“El ser humano sabe domar y, en efecto, ha domado toda clase de fieras, de aves, de reptiles y de bestias marinas; pero nadie puede domar la lengua. Es un mal irrefrenable, lleno de veneno mortal. Con la lengua bendecimos a nuestro Señor y Padre, y con ella maldecimos a las personas, creadas a imagen de Dios. De una misma boca salen bendición y maldición. Hermanos míos, esto no debe ser así. ¿Puede acaso brotar de una misma fuente agua dulce y agua salada? Hermanos míos, ¿acaso puede dar aceitunas una higuera o higos una vid? Pues tampoco una fuente de agua salada puede dar agua dulce.
St 3.7-12
En el texto anterior vemos que Santiago se utilizó de tres ejemplos para explicar la importancia de controlar lo que uno dice (la lengua): el freno que controla el caballo, el timón que guía a los barcos y la chispa que incendia un gran bosque. Ahora, con otros ejemplos, el autor nos muestra que por medio de la lengua se manifiesta toda nuestra naturaleza pecaminosa: la forma y el contenido de lo que uno dice “es un mal irrefrenable, lleno de veneno mortal”. Eso claramente indica que el pecado humano se manifiesta siempre por lo que decimos, puesto que nadie puede dominar su propia naturaleza pecaminosa, aun que sepamos como domar toda clase de fieras del reino animal.

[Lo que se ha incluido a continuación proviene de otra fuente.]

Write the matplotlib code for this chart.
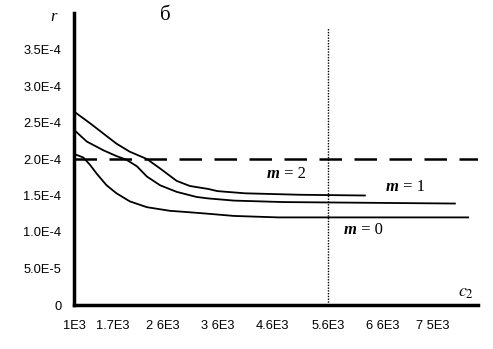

Otra forma de expresar el pecado humano por medio de lo que decimos es que “con la lengua bendecimos a nuestro Señor y Padre, y con ella maldecimos a las personas creadas a imagen de Dios”. Esta contradicción es suficiente para mostrarnos la dimensión verbal que asume nuestro propio pecado. Obviamente, si maldecimos a las personas creadas por Dios, ¿cómo esperamos que al bendecir a Dios lo hagamos de corazón? Según Santiago eso sería imposible, puesto que de la misma fuente no puede brotar agua duce e salada a la vez, ni una higuera dar aceitunas, ni higos una vid.
Este concepto está también muy claro en las palabras de Jesús (Lc 6.43-45): reconocemos el árbol por su fruto, sea bueno o sea malo. “El que es bueno, de la bondad que atesora en el corazón produce el bien; pero el que es malo, de su maldad produce el mal, porque de lo que abunda en el corazón habla la boca.” Todos somos malos y pecadores y eso sale inevitablemente por la forma y el contenido de nuestras palabras. Sin duda, cuando alcanzados por la gracia redentora de Dios, que “nos da vida con Cristo aun cuando estábamos muertos en pecados” (Ef 2.4-5) podemos mostrar “la incomparable riqueza de su gracia” (Ef 2.7) por la forma como nuestros pensamientos y conceptos son transformados y por como consagramos nuestras palabras a Dios.
En ese sentido, la lengua manifiesta lo que somos en verdad: pecadores que todavía siguen bajo el total control de su alejamiento de Dios o pecadores ya alcanzados por la gracia y la redención de Cristo que le consagran toda su vida.